Peter Murray-Rust and Henry Rzepa have started on an Open Notebook Science project around calculating NMR

In Peter’s own words:

“We are starting an experiment on Open Notebook Science. <..> ONS seems to be the generally agreed term for scientific endeavour where the experiments are rapidly posted in public view, possibly before being exhaustively checked. It takes bravery as it isn’t fun if you goof publicly.“
“The recent controversy over hexacyclinol – where a published structure seems to be “wrong” – has sparked one good development – the realisation that high-quality QM calculations can predict experimental data well enough to show whether the published structure is “correct”.
We’re now starting to do this for NMR spectra. Henry Rzepa has taken Scott Rychnovksy’s methods for calculating 13C spectra and refined the protocol. Christoph Steinbeck has helped us get 20, 000 spectra from NMRShiftDB and Nick Day (of crystalEye fame) has amended the protocols so we can run hundreds of jobs per day..”

I posted comments to Peter’s post commenting “My intuition is that the HOSE-code approach, neural network approach and LSR approach will outperform the GIAO approach. Certainly these approaches would be much faster I believe. It would be good to compare the outcome of your studies with these other prediction algorithms and if the data is open then it will make for a good study.”

Peter comments “I am a supporter of the HOSE code and NN approach, but I have also been impressed with the GIAO method. The time taken is relatively unimportant. A 20-atom molecule takes a day or so, smaller ones are faster. We can run 100 jobs a day – so 30,000 a month. That’s larger than NMRShiftDB.”

He also comments “I have extended George Whitesides’ ideas of writing papers that in doing research one should write the final paper first (and then of course modify it as you go along). So here’s what we will have accomplished (please correct mistakes)”.

The abstract is below. Rather than correct mistakes I have added a paragraph (NON-bolded). I believe this project offers the ability to help build a bridge between the Open Data community, the academic community and the commercial software community for the benefit of science. There has never been a study of the magnitude being discussed here comparing quantum-mechanical NMR prediction methods with the methods represented by commercial software products. I look forward to it!

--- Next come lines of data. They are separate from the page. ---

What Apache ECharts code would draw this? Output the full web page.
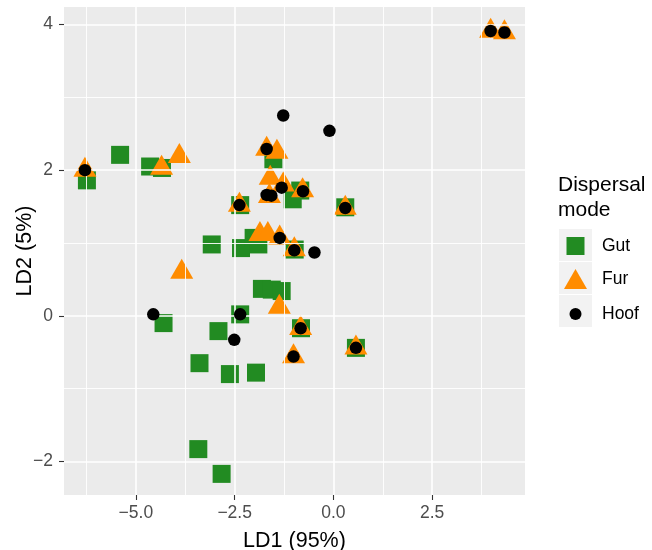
<!DOCTYPE html>
<html>
<head>
<meta charset="utf-8">
<script src="https://cdn.jsdelivr.net/npm/echarts@6/dist/echarts.min.js"></script>
<style>html,body{margin:0;padding:0;background:#fff}#c{width:652px;height:550px}</style>
</head>
<body>
<div id="c"></div>
<script>
// ---- data ----
const gut = [[-6.24,1.86],[-5.40,2.21],[-4.64,2.05],[-4.34,2.03],[-1.52,2.15],[-2.36,1.52],[-1.03,1.60],[-0.84,1.72],[0.30,1.49],[-3.08,0.98],[-2.34,0.93],[-2.02,1.07],[-1.90,0.98],[-0.98,0.91],[-1.81,0.37],[-1.56,0.36],[-1.31,0.34],[-2.36,0.02],[-4.30,-0.10],[-2.91,-0.21],[-0.82,-0.17],[-3.39,-0.65],[-2.62,-0.80],[-1.96,-0.78],[-3.42,-1.83],[-2.83,-2.17],[0.57,-0.44]];
const fur = [[-6.29,2.00],[-4.35,2.03],[-3.90,2.19],[-1.69,2.29],[-1.43,2.25],[-1.60,1.89],[-1.27,1.80],[-0.78,1.72],[-2.38,1.52],[-1.62,1.64],[0.30,1.48],[-1.86,1.12],[-1.66,1.12],[-1.36,1.07],[-0.99,0.91],[-3.84,0.60],[-1.37,0.12],[-0.83,-0.17],[-1.01,-0.56],[0.57,-0.44],[3.98,3.91],[4.33,3.89]];
const hoof = [[-6.29,2.00],[-2.38,1.52],[-1.69,2.29],[-1.27,2.75],[-0.10,2.54],[-1.69,1.66],[-1.57,1.65],[-1.31,1.76],[-0.77,1.71],[0.30,1.48],[-1.36,1.07],[-0.99,0.90],[-0.48,0.87],[-4.56,0.02],[-2.36,0.02],[-2.51,-0.33],[-0.83,-0.17],[-1.01,-0.56],[0.57,-0.44],[3.98,3.91],[4.33,3.89]];
const xMajor = [-5, -2.5, 0, 2.5];
const xMinor = [-6.25, -3.75, -1.25, 1.25, 3.75];
const yMajor = [-2, 0, 2, 4];
const yMinor = [-1, 1, 3];
const seriesNames = ['Gut', 'Fur', 'Hoof'];
const legendTitle = 'Dispersal\nmode';
const xTitle = 'LD1 (95%)';
const yTitle = 'LD2 (5%)';

const minus = s => String(s).replace('-', '\u2212');
const FONT = 'Liberation Sans, Arial, sans-serif';

const chart = echarts.init(document.getElementById('c'), null, {renderer: 'canvas'});

const gridLines = [];
const gl = (w) => ({color: '#FFFFFF', width: w, opacity: 1, type: 'solid'});
xMinor.forEach(v => gridLines.push({xAxis: v, lineStyle: gl(0.9)}));
yMinor.forEach(v => gridLines.push({yAxis: v, lineStyle: gl(0.9)}));
xMajor.forEach(v => gridLines.push({xAxis: v, lineStyle: gl(1.6)}));
yMajor.forEach(v => gridLines.push({yAxis: v, lineStyle: gl(1.6)}));

const keyBox = (top) => ({type: 'rect', left: 559, top: top, shape: {width: 33, height: 32}, style: {fill: '#F2F2F2'}, silent: true});
const legText = (pad) => ({fontSize: 17.5, color: '#000', fontFamily: FONT, padding: [0, 0, 0, pad]});

const option = {
  animation: false,
  backgroundColor: '#fff',
  textStyle: {fontFamily: FONT},
  grid: {left: 64, right: 127, top: 7, bottom: 55, show: true, backgroundColor: '#EBEBEB', borderWidth: 0,
    containLabel: false, outerBoundsMode: 'none'},
  title: {text: legendTitle, left: 558, top: 173, padding: 0,
    textStyle: {fontSize: 21, fontWeight: 'normal', color: '#000', lineHeight: 25, fontFamily: FONT}},
  graphic: [keyBox(229), keyBox(262), keyBox(295)],
  legend: [
    {data: [seriesNames[0]], left: 566.5, top: 237, orient: 'vertical', padding: 0, itemWidth: 18, itemHeight: 18, selectedMode: false,
      textStyle: legText(12.5)},
    {data: [seriesNames[1]], left: 564, top: 269, orient: 'vertical', padding: 0, itemWidth: 23, itemHeight: 20, selectedMode: false,
      textStyle: legText(10)},
    {data: [seriesNames[2]], left: 569.5, top: 305, orient: 'vertical', padding: 0, itemWidth: 12, itemHeight: 12, selectedMode: false,
      textStyle: legText(15.5)}
  ],
  xAxis: {
    type: 'value', min: -6.82, max: 4.85,
    name: xTitle, nameLocation: 'middle', nameGap: 35, nameMoveOverlap: false,
    nameTextStyle: {fontSize: 21.5, color: '#000', fontFamily: FONT},
    axisLine: {show: false, onZero: false},
    axisTick: {show: true, length: 5, customValues: xMajor, lineStyle: {color: '#333', width: 1.1}},
    axisLabel: {customValues: xMajor, margin: 9, fontSize: 17.5, color: '#4D4D4D', fontFamily: FONT,
      formatter: v => minus(Number(v).toFixed(1))},
    splitLine: {show: false}
  },
  yAxis: {
    type: 'value', min: -2.46, max: 4.24,
    name: yTitle, nameLocation: 'middle', nameGap: 28, nameMoveOverlap: false,
    nameTextStyle: {fontSize: 21.5, color: '#000', fontFamily: FONT},
    axisLine: {show: false, onZero: false},
    axisTick: {show: true, length: 5, customValues: yMajor, lineStyle: {color: '#333', width: 1.1}},
    axisLabel: {customValues: yMajor, margin: 11, fontSize: 17.5, color: '#4D4D4D', fontFamily: FONT,
      formatter: v => minus(Math.round(v))},
    splitLine: {show: false}
  },
  series: [
    {type: 'scatter', name: '_grid', data: [], silent: true, z: 1,
      markLine: {silent: true, symbol: ['none', 'none'], label: {show: false}, animation: false,
        lineStyle: {color: '#FFFFFF', type: 'solid', opacity: 1}, emphasis: {disabled: true}, data: gridLines}},
    {type: 'scatter', name: seriesNames[0], data: gut, symbol: 'rect', symbolSize: 18, z: 3,
      itemStyle: {color: '#228B22', opacity: 1}},
    {type: 'scatter', name: seriesNames[1], data: fur, symbol: 'triangle', symbolSize: [23, 20], symbolOffset: [0, -3.3], z: 4,
      itemStyle: {color: '#FF8C00', opacity: 1}},
    {type: 'scatter', name: seriesNames[2], data: hoof, symbol: 'circle', symbolSize: 12.5, z: 5,
      itemStyle: {color: '#000', opacity: 1}}
  ]
};
chart.setOption(option);
</script>
</body>
</html>
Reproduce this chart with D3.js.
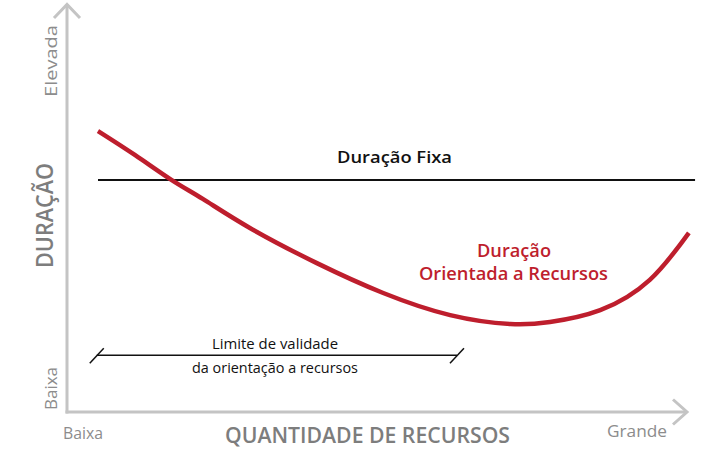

PMR> “We adapted Rychnovksy’s method of calculating 13C NMR shifts by adding (XXX) basis set and functionals (Henry has done this). We extracted 1234 spectra with predicted 3D geometries for rigid molecules in NMRShiftDB (no acyclic-acyclic bond nodes for heavy atoms). Molecules had < = 21 heavy atoms (<= Cl). These were optimised using Gaussian XXX and the isotropic magnetic tensors calculated using correction for the known solvent. The shift was subtracted from the calculated TMS shift (in the same solvent) and the predicted shift compared with the observed.
Initially the RMS deviation was xxx. This was due to a small number of structures where there appeared to be gross errors of assignment. These were exposed to the community who agreed that these should be removed. The RMS dropped to yyy. The largest deviations were then due to Y-C-X systems, where a correction was applied (with theoretical backing). The RMS then dropped to zzz. The main outliers then appeared to be from laboratory AAA to whom we wrote and they agreed that their output format introduced systematic errors. They have now corrected this. The RMS was now zzz. The deviations were analysed by standard chemoinformatics methods and were found to correlate with the XC(=Z)Y group which probably has two conformations. A conformational analysis of the system was undertaken for any system with this group and the contributions from different conformers averaged. The RMS now dropped to vvv.
This established a protocol for predicting NMR spectra to 99.3% confidence. We then applied this to spectra published in 2007 in major chemical journals. We found that aa% of spectra appeared to be misassigned, and that bb% of suggested structures were “wrong” – i.e. the reported chemical shifts did not fit the reported spectra values.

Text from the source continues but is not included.